Gay-hating caveman logic

Greg Jerrett

I’m glad I never start these columns by saying “I am not gay, but …” Quite frankly, I’ve never really understood why people feel the need to let everyone know in advance they are straight when supporting their gay friends. I don’t care if people get suspicious because I support gay rights or not. If you are curious, you can stay that way.

Frankly, I wish I wasn’t so damn butch all the time. In my line of work, it can be a drawback. I get offended when people say they don’t think there is any way I could be mistaken for gay. What the hell is THAT all about? I could be, you don’t know. A lot of really brilliant people are gay. I think Oscar Wilde was gay. Alexander the Great. My mom’s friend Fran.

I think it should be an insult in our society to tell someone there is no way they could be mistaken for gay. It’s like saying, “There is no way you could be mistaken for intelligent or creative,” because so many of the great minds in history were gay ones.

Still, some things in life are a virtual guarantee. It won’t rain all the time; you can’t always get what you want, but sometimes you get what you need; you’re gonna die; letters attacking the homosexual “lifestyle” will always appear in the Daily.

At least they will until they are no longer needed.

You see, this is because there are still a lot of crackers out there who are basically cavemen. They hate homosexuals, probably because of some defect in their own personality. They cannot contain it. It boils to the surface in the most embarrassing of places— like the letters section.

They want to know, why does the Daily have to run stories about homosexuals? Maybe that is good question deserving a legitimate answer. Let me answer that question with another question.

Why did we feel compelled to run stories about the civil rights movement of the ’60s? Why did we run stories about apartheid? Why did we run stories about the moon landing and the Gulf War?

Because we are in the business of disseminating news.

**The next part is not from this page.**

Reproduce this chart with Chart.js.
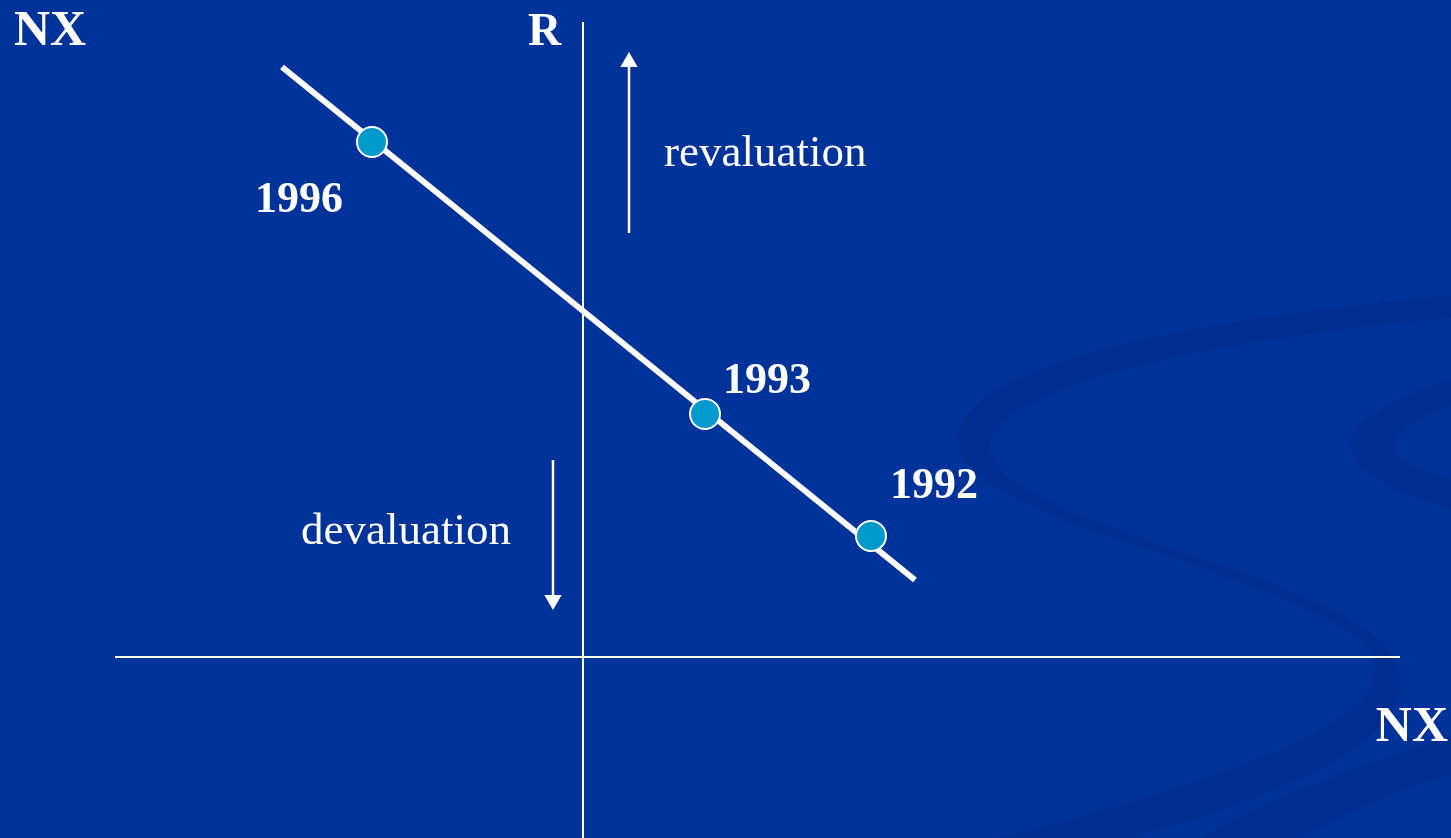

When a group of Americans feels it is not getting equal treatment under the law and seeks to create awareness of those issues, it’s news regardless of what any sloped forehead thinks.

We don’t do news stories about gays, lesbians, bisexuals and transgender students because we want to make the vast majority of campus deal with something they don’t want to deal with.

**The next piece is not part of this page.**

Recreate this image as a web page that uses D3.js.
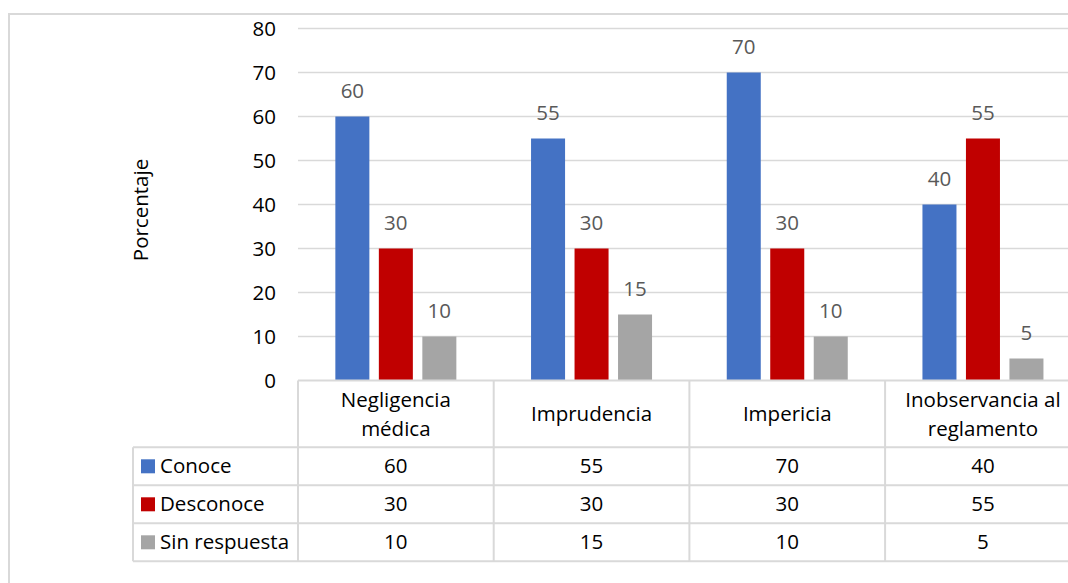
<!DOCTYPE html>
<html>
<head>
<meta charset="utf-8">
<script src="https://cdn.jsdelivr.net/npm/d3@7"></script>
<style>
  body { margin: 0; background: #fff; }
  text { font-family: "Open Sans", sans-serif; }
</style>
</head>
<body>
<script>
// Chart data
const categories = [["Negligencia", "médica"], ["Imprudencia"], ["Impericia"], ["Inobservancia al", "reglamento"]];
const seriesNames = ["Conoce", "Desconoce", "Sin respuesta"];
const conoce = [60, 55, 70, 40];
const desconoce = [30, 30, 30, 55];
const sinRespuesta = [10, 15, 10, 5];
const yTicks = [0, 10, 20, 30, 40, 50, 60, 70, 80];
const colors = ["#4472C4", "#C00000", "#A5A5A5"];

const values = [conoce, desconoce, sinRespuesta];

const width = 1068, height = 583;
const left = 298, colW = 195.7;
const yTop = 28.5, yBottom = 380.5;
const rowH = 38, headerBottom = 447.3, legendLeft = 133;
const gridColor = "#d9d9d9";
const fontSize = "20.5px";

const svg = d3.select("body").append("svg")
    .attr("width", width)
    .attr("height", height);

// outer chart border
svg.append("rect")
    .attr("x", 9).attr("y", 14)
    .attr("width", 1100).attr("height", 600)
    .attr("fill", "none")
    .attr("stroke", gridColor)
    .attr("stroke-width", 2);

const x0 = d3.scaleBand()
    .domain(d3.range(categories.length))
    .range([left, left + colW * categories.length]);

const x1 = d3.scaleBand()
    .domain(seriesNames)
    .range([x0.bandwidth() / 2 - 60.5, x0.bandwidth() / 2 + 60.5])
    .paddingInner(0.218);

const y = d3.scaleLinear().domain([0, 80]).range([yBottom, yTop]);

// gridlines
svg.append("g")
    .selectAll("line")
    .data(yTicks.slice(1))
    .enter().append("line")
    .attr("x1", left).attr("x2", width)
    .attr("y1", d => y(d)).attr("y2", d => y(d))
    .attr("stroke", gridColor)
    .attr("stroke-width", 1.3);

// y axis labels
const yAxis = svg.append("g")
    .attr("transform", `translate(${left - 22},0)`)
    .call(d3.axisLeft(y).tickValues(yTicks).tickSize(0).tickPadding(0));
yAxis.select(".domain").remove();
yAxis.selectAll("text")
    .style("font-family", "'Open Sans', sans-serif")
    .style("font-size", fontSize)
    .attr("fill", "#000");

svg.append("text")
    .attr("transform", `translate(148,210) rotate(-90)`)
    .attr("text-anchor", "middle")
    .style("font-size", fontSize)
    .text("Porcentaje");

// bars
const groups = svg.append("g")
    .selectAll("g")
    .data(categories.map((c, i) => i))
    .enter().append("g")
    .attr("transform", i => `translate(${x0(i)},0)`);

groups.selectAll("rect")
    .data(i => seriesNames.map((s, j) => ({ s, j, v: values[j][i] })))
    .enter().append("rect")
    .attr("x", d => x1(d.s))
    .attr("width", x1.bandwidth())
    .attr("y", d => y(d.v))
    .attr("height", d => y(0) - y(d.v))
    .attr("fill", d => colors[d.j]);

groups.selectAll("text.lbl")
    .data(i => seriesNames.map((s, j) => ({ s, j, v: values[j][i] })))
    .enter().append("text")
    .attr("class", "lbl")
    .attr("x", d => x1(d.s) + x1.bandwidth() / 2)
    .attr("y", d => y(d.v) - 18.5)
    .attr("text-anchor", "middle")
    .attr("fill", "#595959")
    .style("font-size", fontSize)
    .text(d => d.v);

// data table
const table = svg.append("g").attr("fill", "none").attr("stroke", gridColor).attr("stroke-width", 2);
const tableBottom = headerBottom + rowH * 3;
const colEdges = d3.range(categories.length + 1).map(i => left + colW * i);

// horizontal lines
table.append("line").attr("x1", left).attr("x2", width).attr("y1", yBottom).attr("y2", yBottom);
d3.range(4).forEach(r => {
    const yy = headerBottom + rowH * r;
    table.append("line").attr("x1", legendLeft).attr("x2", width).attr("y1", yy).attr("y2", yy);
});
// vertical lines
colEdges.forEach(xx => {
    table.append("line").attr("x1", xx).attr("x2", xx).attr("y1", yBottom).attr("y2", tableBottom);
});
table.append("line").attr("x1", legendLeft).attr("x2", legendLeft).attr("y1", headerBottom).attr("y2", tableBottom);

// header labels
categories.forEach((lines, i) => {
    const cx = x0(i) + x0.bandwidth() / 2;
    const mid = (yBottom + headerBottom) / 2;
    const lh = 29;
    const t = svg.append("text")
        .attr("text-anchor", "middle")
        .style("font-size", fontSize);
    lines.forEach((ln, k) => {
        t.append("tspan")
            .attr("x", cx)
            .attr("y", mid + (k - (lines.length - 1) / 2) * lh)
            .attr("dy", "0.35em")
            .text(ln);
    });
});

// rows
seriesNames.forEach((s, j) => {
    const cy = headerBottom + rowH * j + rowH / 2;
    svg.append("rect")
        .attr("x", 141).attr("y", cy - 7)
        .attr("width", 14).attr("height", 14)
        .attr("fill", colors[j]);
    svg.append("text")
        .attr("x", 160).attr("y", cy)
        .attr("dy", "0.35em")
        .style("font-size", fontSize)
        .text(s);
    values[j].forEach((v, i) => {
        svg.append("text")
            .attr("x", x0(i) + x0.bandwidth() / 2)
            .attr("y", cy)
            .attr("dy", "0.35em")
            .attr("text-anchor", "middle")
            .style("font-size", fontSize)
            .text(v);
    });
});
</script>
</body>
</html>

We do it because right now in this time and place, LGBT students are asserting themselves and attempting to have equal treatment under the law and in the eyes of the society, which is theirs by right.

I don’t apologize for this. I’m proud of the fact that we know what is going on in our time and place, the direction the wind is blowing and, most importantly, right from wrong.

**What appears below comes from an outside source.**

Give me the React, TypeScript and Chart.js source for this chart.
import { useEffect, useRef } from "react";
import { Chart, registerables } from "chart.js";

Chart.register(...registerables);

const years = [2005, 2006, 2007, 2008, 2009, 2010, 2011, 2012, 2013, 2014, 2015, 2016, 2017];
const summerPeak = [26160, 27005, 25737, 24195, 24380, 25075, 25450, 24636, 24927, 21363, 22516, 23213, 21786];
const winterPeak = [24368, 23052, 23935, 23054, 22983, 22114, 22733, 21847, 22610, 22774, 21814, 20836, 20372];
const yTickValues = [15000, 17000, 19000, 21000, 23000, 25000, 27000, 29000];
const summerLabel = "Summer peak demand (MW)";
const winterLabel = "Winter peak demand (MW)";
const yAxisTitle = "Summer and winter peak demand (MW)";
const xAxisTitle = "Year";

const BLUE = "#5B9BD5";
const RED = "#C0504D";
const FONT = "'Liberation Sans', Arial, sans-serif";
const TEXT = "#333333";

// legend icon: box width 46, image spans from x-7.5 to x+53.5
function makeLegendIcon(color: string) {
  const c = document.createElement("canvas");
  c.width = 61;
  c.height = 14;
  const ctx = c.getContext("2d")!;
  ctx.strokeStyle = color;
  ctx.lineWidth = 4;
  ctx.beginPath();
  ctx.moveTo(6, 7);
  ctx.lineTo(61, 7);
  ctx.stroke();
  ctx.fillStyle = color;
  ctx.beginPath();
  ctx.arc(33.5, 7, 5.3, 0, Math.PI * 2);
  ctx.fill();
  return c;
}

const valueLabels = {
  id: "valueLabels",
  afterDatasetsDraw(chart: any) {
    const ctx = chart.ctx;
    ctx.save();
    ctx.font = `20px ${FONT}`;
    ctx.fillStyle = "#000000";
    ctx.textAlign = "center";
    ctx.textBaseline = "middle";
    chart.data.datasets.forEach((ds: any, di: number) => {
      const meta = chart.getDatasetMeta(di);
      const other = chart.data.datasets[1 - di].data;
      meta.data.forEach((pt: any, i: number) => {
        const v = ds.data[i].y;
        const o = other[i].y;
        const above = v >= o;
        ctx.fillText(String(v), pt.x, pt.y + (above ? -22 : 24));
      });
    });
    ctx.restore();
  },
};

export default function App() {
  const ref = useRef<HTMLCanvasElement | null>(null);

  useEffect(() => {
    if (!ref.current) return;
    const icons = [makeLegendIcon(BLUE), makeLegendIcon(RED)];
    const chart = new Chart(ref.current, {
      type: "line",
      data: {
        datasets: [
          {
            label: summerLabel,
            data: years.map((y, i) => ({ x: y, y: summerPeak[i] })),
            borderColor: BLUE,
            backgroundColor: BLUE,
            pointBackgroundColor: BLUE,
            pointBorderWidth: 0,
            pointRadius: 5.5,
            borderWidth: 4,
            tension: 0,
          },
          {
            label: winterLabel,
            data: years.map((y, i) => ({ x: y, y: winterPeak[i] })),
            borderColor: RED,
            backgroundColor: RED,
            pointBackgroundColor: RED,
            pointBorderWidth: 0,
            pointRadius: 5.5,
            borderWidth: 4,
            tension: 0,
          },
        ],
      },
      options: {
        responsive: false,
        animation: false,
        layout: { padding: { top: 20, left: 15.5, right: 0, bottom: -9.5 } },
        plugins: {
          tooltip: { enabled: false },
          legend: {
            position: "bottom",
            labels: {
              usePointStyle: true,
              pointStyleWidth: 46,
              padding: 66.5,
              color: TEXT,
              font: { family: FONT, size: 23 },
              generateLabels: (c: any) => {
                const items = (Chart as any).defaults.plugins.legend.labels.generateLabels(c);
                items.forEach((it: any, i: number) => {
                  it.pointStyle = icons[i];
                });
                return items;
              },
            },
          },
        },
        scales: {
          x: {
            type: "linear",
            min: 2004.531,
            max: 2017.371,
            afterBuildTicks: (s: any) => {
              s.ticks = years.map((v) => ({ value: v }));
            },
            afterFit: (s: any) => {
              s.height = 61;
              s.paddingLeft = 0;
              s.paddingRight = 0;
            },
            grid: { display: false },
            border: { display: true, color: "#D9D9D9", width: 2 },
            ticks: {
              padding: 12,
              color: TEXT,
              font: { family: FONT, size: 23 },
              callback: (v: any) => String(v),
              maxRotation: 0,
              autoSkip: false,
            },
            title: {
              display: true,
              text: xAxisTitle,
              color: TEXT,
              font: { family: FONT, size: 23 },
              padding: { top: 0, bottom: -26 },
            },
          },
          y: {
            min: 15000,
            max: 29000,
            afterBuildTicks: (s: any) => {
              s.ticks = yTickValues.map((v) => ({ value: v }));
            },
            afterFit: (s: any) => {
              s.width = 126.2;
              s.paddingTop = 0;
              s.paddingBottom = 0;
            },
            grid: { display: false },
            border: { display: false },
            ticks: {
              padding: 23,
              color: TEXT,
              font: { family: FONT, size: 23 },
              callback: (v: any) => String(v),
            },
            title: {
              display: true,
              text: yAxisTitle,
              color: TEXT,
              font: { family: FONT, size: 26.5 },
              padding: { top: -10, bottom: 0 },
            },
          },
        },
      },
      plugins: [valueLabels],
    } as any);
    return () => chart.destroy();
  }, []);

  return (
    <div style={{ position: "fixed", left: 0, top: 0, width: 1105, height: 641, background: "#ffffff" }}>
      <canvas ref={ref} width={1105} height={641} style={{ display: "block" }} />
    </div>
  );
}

One cracker had this to say earlier in the week, “A newspaper should report news that people are concerned about.” Uh, no, a newspaper should report the news; not everyone is “concerned” about the same things. If it only reports things that people WANT to hear about, it ceases to be news and turns into FoxNews, O.J. coverage and infotainment.

“I go to the Daily for news relevant to me and my community, not to see a platform for a controversial lifestyle.” Here is some news relevant to you and your community pal: if it happens on campus, it’s your community. If it happens in Ames, it is your community. Likewise, Iowa, the Midwest and the United States.

“A large majority of the Iowa State population has no interest in seeing such controversial, irrelevant material in their paper.” God gave you fingers for something besides sniffing, turn the page.

Hell, if you go by the numbers, a large majority of Iowa State probably doesn’t care about farming, faculty and staff news or greek affairs. This is news by the vast majority, it’s news for everybody, and we get to everybody eventually.

What exactly freaks these people out, anyway? You see a couple of guys kissing, and you are so disgusted that you just can’t turn away? People who complain about images of gayness are almost always people with a secret.

You complain loudly about gays so everyone can see you really hate them. Who are you trying to convince? You or us?

Letter writers can assert all they want that we are trying to shove unpleasant images in their faces, but then similar letters ran in college newspaper across the country when the subject was sit-ins and equal rights for black Americans who had been too long denied their basic rights.

I have the honor of reading all of the letters to the editor and picking the ones that get in and the ones that never see the light of day. I do not choose letters that only show us in a good light, nor do I ever choose not to run a letter that might make us look bad.

Everything being equal, if the prominent browridge crowd want, to take the time to write a letter and spout off about how much they hate LGBT students and the Daily for covering their events, I will run it gladly. One or two jokers write the typical “I hate queers, so don’t remind me they exist” letter and try to justify it with a few half-hearted attempts at logic. Let them try.

They do more to increase support for LGBT issues than I can ever do by trying to convince everyone to be open-minded.

Hate turns people off, so keep those letters coming. Those people on the fence read your little hate-filled epistles and say to themselves, “I don’t want to be mistaken for that nimrod.”

It only goes to show how wrong they are it suggest there is no interest in these stories when hordes of people respond to contrary.


Greg Jerrett is a graduate student in English from Council Bluffs. He is opinion editor of the Daily.